Problem statement » Find how many lines in the data below mention "React". Give the number only.

Extracted data »
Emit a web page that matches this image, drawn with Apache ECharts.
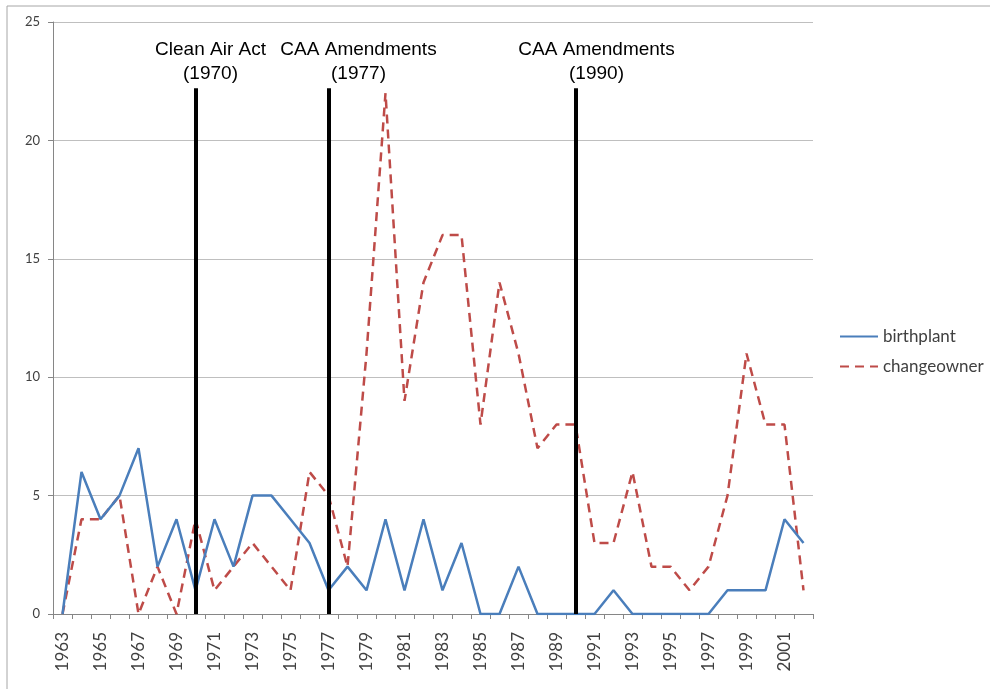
<!DOCTYPE html>
<html>
<head>
<meta charset="utf-8">
<script src="https://cdn.jsdelivr.net/npm/echarts@6/dist/echarts.min.js"></script>
<style>
  html, body { margin: 0; padding: 0; background: #fff; }
  #chart { width: 990px; height: 689px; }
</style>
</head>
<body>
<div id="chart"></div>
<script>
var years = [];
for (var y = 1963; y <= 2002; y++) years.push(String(y));

var birthplant = [0, 6, 4, 5, 7, 2, 4, 1, 4, 2, 5, 5, 4, 3, 1, 2, 1, 4, 1, 4,
    1, 3, 0, 0, 2, 0, 0, 0, 0, 1, 0, 0, 0, 0, 0, 1, 1, 1, 4, 3];
var changeowner = [0, 4, 4, 5, 0, 2, 0, 4, 1, 2, 3, 2, 1, 6, 5, 2, 11, 22, 9, 14,
    16, 16, 8, 14, 11, 7, 8, 8, 3, 3, 6, 2, 2, 1, 2, 5, 11, 8, 8, 1];

// policy events drawn as vertical markers
var events = [
    { year: '1970', text: 'Clean Air Act\n(1970)', dx: 15 },
    { year: '1977', text: 'CAA Amendments\n(1977)', dx: 30 },
    { year: '1990', text: 'CAA Amendments\n(1990)', dx: 21 }
];
var markTop = 22.2;

var myChart = echarts.init(document.getElementById('chart'));

var markData = events.map(function (e) {
    return [
        { xAxis: e.year, yAxis: 0 },
        {
            xAxis: e.year, yAxis: markTop,
            label: { formatter: e.text, offset: [e.dx, 2] }
        }
    ];
});

var option = {
    backgroundColor: '#fff',
    animation: false,
    graphic: [{
        type: 'rect',
        shape: { x: 7, y: 6, width: 1000, height: 700 },
        style: { fill: 'none', stroke: '#a6a6a6', lineWidth: 1 },
        silent: true
    }],
    grid: { left: 53, right: 177, top: 22, bottom: 75 },
    legend: {
        orient: 'vertical',
        left: 834,
        top: 323,
        itemWidth: 38,
        itemHeight: 10,
        itemGap: 13,
        itemStyle: { opacity: 0 },
        textStyle: { fontFamily: 'Lato', fontSize: 17, color: '#404040' },
        data: ['birthplant', 'changeowner']
    },
    xAxis: {
        type: 'category',
        data: years,
        boundaryGap: true,
        axisLine: { lineStyle: { color: '#868686' } },
        axisTick: { show: true, length: 5, interval: 0, lineStyle: { color: '#868686' } },
        axisLabel: {
            interval: 1,
            rotate: 90,
            fontFamily: 'Lato',
            fontSize: 17,
            color: '#404040',
            margin: 18
        },
        splitLine: { show: false }
    },
    yAxis: {
        type: 'value',
        min: 0,
        max: 25,
        interval: 5,
        axisLine: { show: true, lineStyle: { color: '#868686' } },
        axisTick: { show: true, length: 5, lineStyle: { color: '#868686' } },
        axisLabel: { fontFamily: 'Lato', fontSize: 13, color: '#404040', margin: 13 },
        splitLine: { lineStyle: { color: '#bfbfbf' } }
    },
    series: [
        {
            name: 'birthplant',
            type: 'line',
            data: birthplant,
            symbol: 'none',
            lineStyle: { color: '#4a7ebb', width: 2.5 },
            itemStyle: { color: '#4a7ebb' },
            z: 3
        },
        {
            name: 'changeowner',
            type: 'line',
            data: changeowner,
            symbol: 'none',
            lineStyle: { color: '#be4b48', width: 2.5, type: [9, 6] },
            itemStyle: { color: '#be4b48' },
            z: 2,
            markLine: {
                silent: true,
                symbol: ['none', 'none'],
                lineStyle: { color: '#000', width: 4, type: 'solid' },
                label: {
                    position: 'end',
                    color: '#000',
                    fontFamily: 'Liberation Sans',
                    fontSize: 19,
                    lineHeight: 24,
                    align: 'center'
                },
                emphasis: { disabled: true },
                data: markData
            }
        }
    ]
};

option && myChart.setOption(option);
</script>
</body>
</html>
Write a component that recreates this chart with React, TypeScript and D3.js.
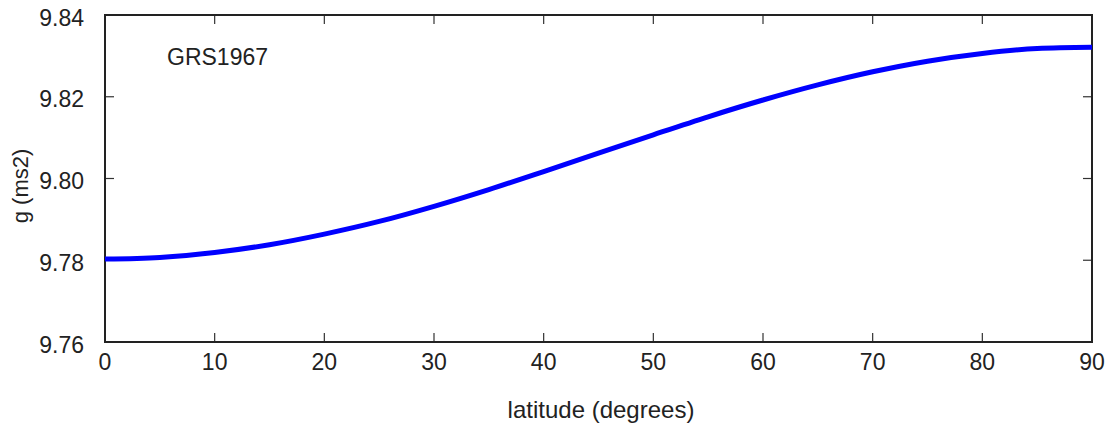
import React, { useRef, useEffect } from "react";
import * as d3 from "d3";

// GRS1967 normal gravity (every 5 degrees)
const latitudes = [0, 5, 10, 15, 20, 25, 30, 35, 40, 45, 50, 55, 60, 65, 70, 75, 80, 85, 90];
const gravity = [
  9.7803, 9.7807, 9.7819, 9.7838, 9.7864, 9.7895, 9.7932, 9.7973, 9.8017, 9.8062,
  9.8107, 9.8151, 9.8192, 9.8229, 9.8261, 9.8287, 9.8306, 9.8318, 9.8321,
];
const xTicks = [0, 10, 20, 30, 40, 50, 60, 70, 80, 90];
const yTicks = [9.76, 9.78, 9.8, 9.82, 9.84];
const seriesLabel = "GRS1967";

const WIDTH = 1112;
const HEIGHT = 426;

const App = () => {
  const svgRef = useRef<SVGSVGElement>(null);

  useEffect(() => {
    const svg = d3.select(svgRef.current);
    svg.selectAll("*").remove();

    const margin = { top: 15, right: 20, bottom: 84, left: 105 };
    const width = WIDTH - margin.left - margin.right;
    const height = HEIGHT - margin.top - margin.bottom;
    const font = "Arial, 'Liberation Sans', sans-serif";

    const x = d3.scaleLinear().domain([0, 90]).range([0, width]);
    const y = d3.scaleLinear().domain([9.76, 9.84]).range([height, 0]);

    const g = svg.append("g").attr("transform", `translate(${margin.left},${margin.top})`);

    // inward ticks on all four sides
    const tickLen = 9;
    xTicks.forEach((t) => {
      g.append("line")
        .attr("x1", x(t)).attr("x2", x(t))
        .attr("y1", height).attr("y2", height - tickLen)
        .attr("stroke", "#333").attr("stroke-width", 1.2);
      g.append("line")
        .attr("x1", x(t)).attr("x2", x(t))
        .attr("y1", 0).attr("y2", tickLen)
        .attr("stroke", "#333").attr("stroke-width", 1.2);
      g.append("text")
        .attr("x", x(t))
        .attr("y", height + 28)
        .attr("text-anchor", "middle")
        .style("font-family", font)
        .style("font-size", "23px")
        .attr("fill", "#222")
        .text(t);
    });

    yTicks.forEach((t) => {
      g.append("line")
        .attr("x1", 0).attr("x2", tickLen)
        .attr("y1", y(t)).attr("y2", y(t))
        .attr("stroke", "#333").attr("stroke-width", 1.2);
      g.append("line")
        .attr("x1", width).attr("x2", width - tickLen)
        .attr("y1", y(t)).attr("y2", y(t))
        .attr("stroke", "#333").attr("stroke-width", 1.2);
      g.append("text")
        .attr("x", -21)
        .attr("y", y(t) + 10.5)
        .attr("text-anchor", "end")
        .style("font-family", font)
        .style("font-size", "23px")
        .attr("fill", "#222")
        .text(d3.format(".2f")(t));
    });

    // frame
    g.append("rect")
      .attr("x", 0).attr("y", 0)
      .attr("width", width).attr("height", height)
      .attr("fill", "none")
      .attr("stroke", "#222")
      .attr("stroke-width", 2);

    const line = d3.line<number>()
      .x((d, i) => x(latitudes[i]))
      .y((d) => y(d))
      .curve(d3.curveMonotoneX);

    g.append("path")
      .datum(gravity)
      .attr("d", line)
      .attr("fill", "none")
      .attr("stroke", "#0000ff")
      .attr("stroke-width", 5);

    g.append("text")
      .attr("x", 62)
      .attr("y", 50)
      .style("font-family", font)
      .style("font-size", "23px")
      .attr("fill", "#222")
      .text(seriesLabel);

    // axis titles
    svg.append("text")
      .attr("x", 601)
      .attr("y", 418)
      .attr("text-anchor", "middle")
      .style("font-family", font)
      .style("font-size", "24px")
      .attr("fill", "#222")
      .text("latitude (degrees)");

    svg.append("text")
      .attr("transform", `translate(28,186) rotate(-90)`)
      .attr("text-anchor", "middle")
      .style("font-family", font)
      .style("font-size", "22px")
      .attr("fill", "#222")
      .text("g (ms2)");
  }, []);

  return (
    <svg
      ref={svgRef}
      width={WIDTH}
      height={HEIGHT}
      style={{ position: "absolute", left: 0, top: 0, background: "#fff" }}
    />
  );
};

export default App;
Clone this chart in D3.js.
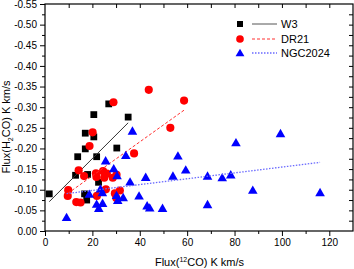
<!DOCTYPE html>
<html><head><meta charset="utf-8">
<script src="https://cdn.jsdelivr.net/npm/d3@7"></script>
<style>body{margin:0;background:#fff}svg{display:block}text{font-family:Arial,"Liberation Sans",sans-serif;fill:#000}</style>
</head><body><svg id="c" width="354" height="269"></svg>
<script>
// ---- data ----
const w3X=[1.8,12.9,13.8,17.0,17.0,20.6,20.6,26.9,21.8,30.3,35.1,18.0,22.6,16.7,17.6];
const w3Y=[-0.090,-0.135,-0.180,-0.199,-0.237,-0.228,-0.282,-0.308,-0.180,-0.201,-0.276,-0.137,-0.118,-0.090,-0.075];
const drX=[28.9,43.8,58.7,52.9,20.1,18.8,37.6,14.2,16.5,21.5,21.7,24.5,26.1,25.0,28.6,30.2,9.8,9.6,13.2,15.0,21.9,25.7,29.5,31.6,30.1];
const drY=[-0.312,-0.342,-0.316,-0.250,-0.239,-0.206,-0.188,-0.147,-0.133,-0.140,-0.131,-0.145,-0.139,-0.129,-0.129,-0.136,-0.099,-0.085,-0.070,-0.069,-0.085,-0.101,-0.091,-0.098,-0.080];
const ngX=[9.1,18.7,23.4,24.2,21.8,24.3,22.7,25.6,29.0,30.4,30.2,30.7,33.0,34.1,36.9,35.9,39.7,42.5,43.1,44.2,49.6,54.0,56.1,59.4,68.6,68.6,74.8,78.4,80.6,87.7,99.4,116.1];
const ngY=[-0.033,-0.089,-0.102,-0.093,-0.065,-0.067,-0.055,-0.170,-0.151,-0.134,-0.086,-0.074,-0.081,-0.183,-0.242,-0.119,-0.085,-0.130,-0.061,-0.056,-0.055,-0.133,-0.182,-0.148,-0.133,-0.064,-0.129,-0.136,-0.214,-0.099,-0.236,-0.093];
// linear fits: [intercept, slope]
const w3Fit=[-0.0607,-0.00574];
const drFit=[-0.0515,-0.00411];
const ngFit=[-0.0841,-0.000708];
const seriesNames=["W3","DR21","NGC2024"];
const xTicks=[0,20,40,60,80,100,120];
const yTicks=[0,-0.05,-0.10,-0.15,-0.20,-0.25,-0.30,-0.35,-0.40,-0.45,-0.50,-0.55];

// ---- chart ----
const svg=d3.select("#c");
const L=45,R=353,T=4,B=231;
const x=d3.scaleLinear().domain([0,130]).range([L,R]);
const y=d3.scaleLinear().domain([0,-0.55]).range([B,T]);
const fmtY=v=>Math.abs(v)<1e-9?"0.00":v.toFixed(2);

// bottom axis (outward)
const xMinor=d3.range(10,130,20);
const gx=svg.append("g").attr("transform",`translate(0,${B})`);
gx.call(d3.axisBottom(x).tickValues(xTicks).tickFormat(d3.format("d")).tickSize(5).tickPadding(3));
gx.append("g").call(d3.axisBottom(x).tickValues(xMinor).tickFormat("").tickSize(3));
// left axis (outward)
const yMinor=d3.range(1,22,2).map(i=>-0.025*i);
const gy=svg.append("g").attr("transform",`translate(${L},0)`);
gy.call(d3.axisLeft(y).tickValues(yTicks).tickFormat(fmtY).tickSize(5).tickPadding(3));
gy.append("g").call(d3.axisLeft(y).tickValues(yMinor).tickFormat("").tickSize(3));
// top axis (inward)
svg.append("g").attr("transform",`translate(0,${T})`)
  .call(d3.axisTop(x).tickValues(d3.range(10,130,10)).tickFormat("").tickSize(-4));
// right axis (inward)
svg.append("g").attr("transform",`translate(${R},0)`)
  .call(d3.axisRight(y).tickValues(d3.range(1,22).map(i=>-0.025*i)).tickFormat("").tickSize(-4));
svg.selectAll(".domain").remove();
svg.selectAll(".tick line").attr("stroke","#000").attr("stroke-width",1);
svg.selectAll(".tick text").attr("font-size",10).attr("font-family","Arial, 'Liberation Sans', sans-serif").attr("fill","#000");
svg.append("rect").attr("x",L).attr("y",T).attr("width",R-L).attr("height",B-T)
  .attr("fill","none").attr("stroke","#000").attr("stroke-width",1.2);

const plot=svg.append("g");
function fitLine(xs,fit,color,dash,width){
  const x0=d3.min(xs),x1=d3.max(xs);
  plot.append("line").attr("x1",x(x0)).attr("y1",y(fit[0]+fit[1]*x0))
    .attr("x2",x(x1)).attr("y2",y(fit[0]+fit[1]*x1))
    .attr("stroke",color).attr("stroke-width",width).attr("stroke-dasharray",dash);
}
const sq=d3.symbol().type(d3.symbolSquare).size(46);
const ci=d3.symbol().type(d3.symbolCircle).size(52);
const tr=d3.symbol().type(d3.symbolTriangle).size(40);

// W3
plot.selectAll(".w3").data(w3X).join("path").attr("d",sq)
  .attr("transform",(d,i)=>`translate(${x(d)},${y(w3Y[i])})`).attr("fill","#000");
fitLine(w3X,w3Fit,"#333",null,1);
// DR21
plot.selectAll(".dr").data(drX).join("path").attr("d",ci)
  .attr("transform",(d,i)=>`translate(${x(d)},${y(drY[i])})`).attr("fill","#ff0000");
fitLine(drX,drFit,"#ff3030","3,2",1);
// NGC2024
plot.selectAll(".ng").data(ngX).join("path").attr("d",tr)
  .attr("transform",(d,i)=>`translate(${x(d)},${y(ngY[i])+0.8})`).attr("fill","#0000ff");
fitLine(ngX,ngFit,"#6a6aff","1.5,1.5",1.3);

// legend
const lg=svg.append("g");
const rows=[24,39,53];
lg.append("path").attr("d",d3.symbol().type(d3.symbolSquare).size(36)).attr("transform",`translate(240,${rows[0]})`).attr("fill","#000");
lg.append("path").attr("d",d3.symbol().type(d3.symbolCircle).size(46)).attr("transform",`translate(240,${rows[1]})`).attr("fill","#ff0000");
lg.append("path").attr("d",d3.symbol().type(d3.symbolTriangle).size(34)).attr("transform",`translate(240,${rows[2]+0.8})`).attr("fill","#0000ff");
const lstyles=[["#555",null,1],["#ff3030","3,2",1],["#6a6aff","1.5,1.5",1.3]];
rows.forEach((ry,i)=>{
  lg.append("line").attr("x1",252).attr("x2",277).attr("y1",ry).attr("y2",ry)
    .attr("stroke",lstyles[i][0]).attr("stroke-dasharray",lstyles[i][1]).attr("stroke-width",lstyles[i][2]);
  lg.append("text").attr("x",281).attr("y",ry+4).attr("font-size",11).text(seriesNames[i]);
});

// axis titles
const xt=svg.append("text").attr("x",199.5).attr("y",266).attr("text-anchor","middle").attr("font-size",11);
xt.append("tspan").text("Flux(");
xt.append("tspan").attr("font-size",7).attr("dy",-4).text("12");
xt.append("tspan").attr("dy",4).text("CO) K km/s");
const yt=svg.append("text").attr("transform","translate(9.5,127) rotate(-90)").attr("text-anchor","middle").attr("font-size",11);
yt.append("tspan").text("Flux(H");
yt.append("tspan").attr("font-size",7).attr("dy",3).text("2");
yt.append("tspan").attr("dy",-3).text("CO) K km/s");
</script></body></html>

Exercise answer » 2